The Abergwesyn Pass (all pics), which bucks and rolls twenty miles between Abergwesyn and Tregaron across a remote part of mid-Wales, is one of the most scenic and spectacular roads in England and Wales.
The single-track tarmac filament surfs the massive mountain breakers of Elenydd, a virtually uninhabited upland expanse slashed by lush quiet valleys.
Last Monday was perfect weather for one of the country’s most knackering cycle rides, sunny and dry but not hot. The three-hour traverse includes three big climbs totalling 600m (the easternmost being the infamous Devil’s Staircase). They’re counterweighted by similarly precipitous roller-coaster downhills, the final catapult west into Tregaron being particularly enjoyable.

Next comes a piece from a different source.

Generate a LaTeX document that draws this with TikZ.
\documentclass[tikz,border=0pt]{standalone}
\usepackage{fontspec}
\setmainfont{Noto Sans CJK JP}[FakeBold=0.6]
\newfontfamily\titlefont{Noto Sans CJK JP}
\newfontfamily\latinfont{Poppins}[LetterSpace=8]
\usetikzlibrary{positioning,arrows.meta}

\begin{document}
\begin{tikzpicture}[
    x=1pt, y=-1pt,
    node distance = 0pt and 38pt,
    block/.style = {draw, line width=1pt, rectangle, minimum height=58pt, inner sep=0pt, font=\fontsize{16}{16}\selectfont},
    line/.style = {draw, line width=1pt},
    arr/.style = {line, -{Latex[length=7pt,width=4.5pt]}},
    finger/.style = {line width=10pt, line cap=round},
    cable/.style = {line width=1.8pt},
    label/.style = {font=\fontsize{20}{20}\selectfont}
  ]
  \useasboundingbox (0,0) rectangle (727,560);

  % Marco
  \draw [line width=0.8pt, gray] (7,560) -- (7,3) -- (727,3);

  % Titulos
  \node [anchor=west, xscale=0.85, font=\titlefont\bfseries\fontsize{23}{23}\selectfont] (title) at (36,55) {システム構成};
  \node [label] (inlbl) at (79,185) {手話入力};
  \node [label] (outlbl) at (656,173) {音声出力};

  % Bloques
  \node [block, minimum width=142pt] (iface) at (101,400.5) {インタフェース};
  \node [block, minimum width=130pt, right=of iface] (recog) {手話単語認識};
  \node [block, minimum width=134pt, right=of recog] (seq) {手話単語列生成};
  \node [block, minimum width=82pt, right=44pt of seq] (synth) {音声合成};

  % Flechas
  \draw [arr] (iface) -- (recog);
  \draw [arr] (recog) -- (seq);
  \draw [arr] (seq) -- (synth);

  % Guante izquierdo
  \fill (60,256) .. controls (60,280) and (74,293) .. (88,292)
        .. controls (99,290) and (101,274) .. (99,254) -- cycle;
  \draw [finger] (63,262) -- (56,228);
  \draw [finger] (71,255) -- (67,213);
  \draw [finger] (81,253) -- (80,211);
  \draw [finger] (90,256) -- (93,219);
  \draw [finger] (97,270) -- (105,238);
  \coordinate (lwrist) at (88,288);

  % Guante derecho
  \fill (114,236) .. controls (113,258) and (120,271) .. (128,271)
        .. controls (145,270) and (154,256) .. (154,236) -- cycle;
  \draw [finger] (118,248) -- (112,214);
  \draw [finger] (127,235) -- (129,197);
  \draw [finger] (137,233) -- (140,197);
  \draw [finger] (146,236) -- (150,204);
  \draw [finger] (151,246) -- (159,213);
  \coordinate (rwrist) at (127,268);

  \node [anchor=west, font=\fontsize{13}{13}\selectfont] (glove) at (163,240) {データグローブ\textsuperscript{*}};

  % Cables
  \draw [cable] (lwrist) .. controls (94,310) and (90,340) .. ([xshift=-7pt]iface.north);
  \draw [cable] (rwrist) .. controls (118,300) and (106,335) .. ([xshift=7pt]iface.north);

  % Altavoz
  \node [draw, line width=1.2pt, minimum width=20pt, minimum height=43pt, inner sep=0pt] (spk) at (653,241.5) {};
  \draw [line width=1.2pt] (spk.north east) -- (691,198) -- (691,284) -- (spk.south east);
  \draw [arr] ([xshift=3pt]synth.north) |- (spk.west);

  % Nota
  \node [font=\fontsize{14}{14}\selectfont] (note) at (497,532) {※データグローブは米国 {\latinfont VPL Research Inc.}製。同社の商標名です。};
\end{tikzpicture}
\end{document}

You have the road virtually to yourself. I did literally, because a bridge in the middle north of Dolgoch hostel was being replaced, making the central few miles closed to traffic (which was diverted a long way round via Soar y Mynydd). I could wheel my bike across a temporary footbridge, waved through by cheery blokes in hard hats.
Rail access is relatively convenient, though not for anyone in a hurry: I travelled to Llanwrtyd Wells station on the Swansea-Shropshire line, from where it’s a flat valley-floor trundle to Abergwesyn.
There are two hostels in Elenydd, both basic and remote bunkhouses accessible via very rough tracks: Dolgoch and Tyncornel, where I stayed convivially with some equally intrepid fellow travellers.
Back in London, within ten seconds of cycling away from Paddington, I’d already had a close encounter with a taxi. I hope he didn’t understand Welsh.